You might spot the finely engineered contemporary craftsmanship of Lorenz Baumer, an American-born jeweller of Franco-German parentage whose boutique at 19 Place Vendôme in Paris opened five years ago, after a long tenure as designer of Chanel’s jewellery.

His eponymous house resulted from making the “Ecume de diamants” tiara for the marriage of Charlene Wittstock to Prince Albert of Monaco in 2010. But the fun lies in his exhibited Scarabée d’été beetle jewels, whose wings spread at the press of a central gem. Also seen at the Musée des Arts Décoratifs in Paris, the kinetic bugs start at around €130,000.

The New York atelier Siegelson offers some rarities from when the roaring 1920s met the crashing 1930s, a timely intervention in London. On show is a set of “Giraffe” necklaces by Jean Dunand (1877-1942), one of the leading lights of French Art Deco alongside René Lalique, Emile-Jacques Ruhlmann and Jean Dupas.

Dunand made his first cuff bracelet for the singer Josephine Baker when they met in 1925, inspired by South African tribal dress with coloured lacquers on a hoop of the golden alloy oréum, patented in 1902. A 1929 photograph by George Hoyningen-Huene for Vanity Fair shows Baker wearing “Giraffe” hoops with nothing but a scarf, pearls and an arresting gaze.

Dancer Josephine Baker, standing nude, with a long piece of fabric draped in front of her hanging from long stands of pearls which are wrapped around her hands. (Photo by George Hoyningen-Huene/Condé Nast via Getty Images)
Josephine Baker in 1929 © George Hoyningen-Huene/Condé Nast via Getty Images

Original African tribal art is offered by Paris’s Galerie Lucas Ratton at PAD, Lucas being the young inheritor of the family gallery founded by Maurice Ratton in the 1920s. By then, the abstracted planes of Central African masks had famously influenced the early cubism of Picasso, once a friend of the family.

A standout exhibit at Lucas Ratton is a c1900 Yahoure wooden mask from Ivory Coast, formerly in the collection of Harold Rome in New York and exhibited at Syracuse University in the Masterpieces in African Sculpture exhibition of 1964.
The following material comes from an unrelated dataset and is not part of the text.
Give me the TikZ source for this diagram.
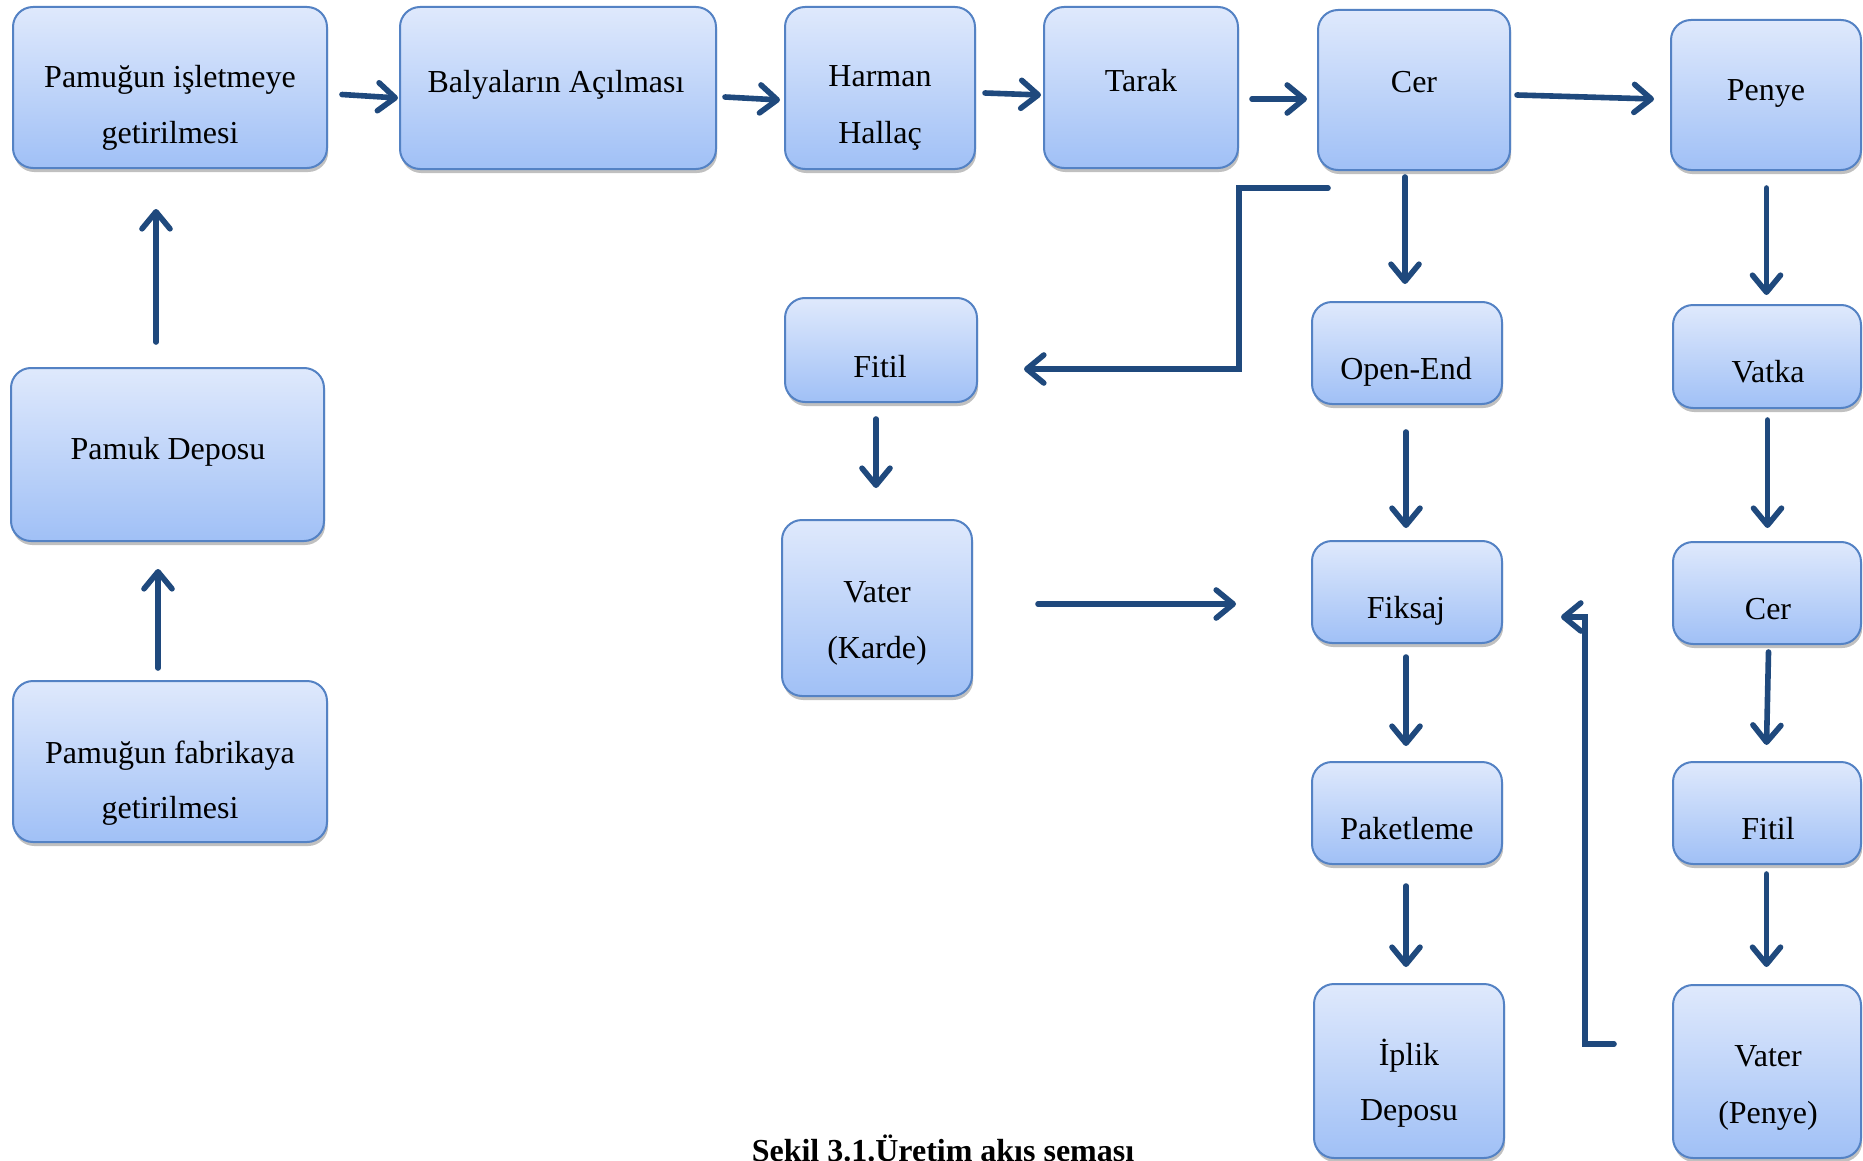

New exhibitor Achille Salvagni uses Masai spears for his shelving design: a collectible with which to display collections. And 18 Davies Street of London presents a rare crocodile-inspired sideboard designed by Hans Wegner in 1949 and made by A Mikael Laursen for the Danish Billedskærerlauget (Woodworkers’ Guild) Competition of 1950. The deliberate texture left by the maker’s tools is a fine example of the lingering influence of Arts & Crafts methods on the simplicity of Modernism.

A new wave of multidisciplinary fairs is emerging, some of them dedicated to contemporary design, such as Collectible in Brussels, and others presenting works in curated domestic interiors, pioneered by NOMAD Monaco in 2017. PAD sits between them — a mix of art, design, antiquities and more through its evolving array of exhibitors — and inevitably offers surprises.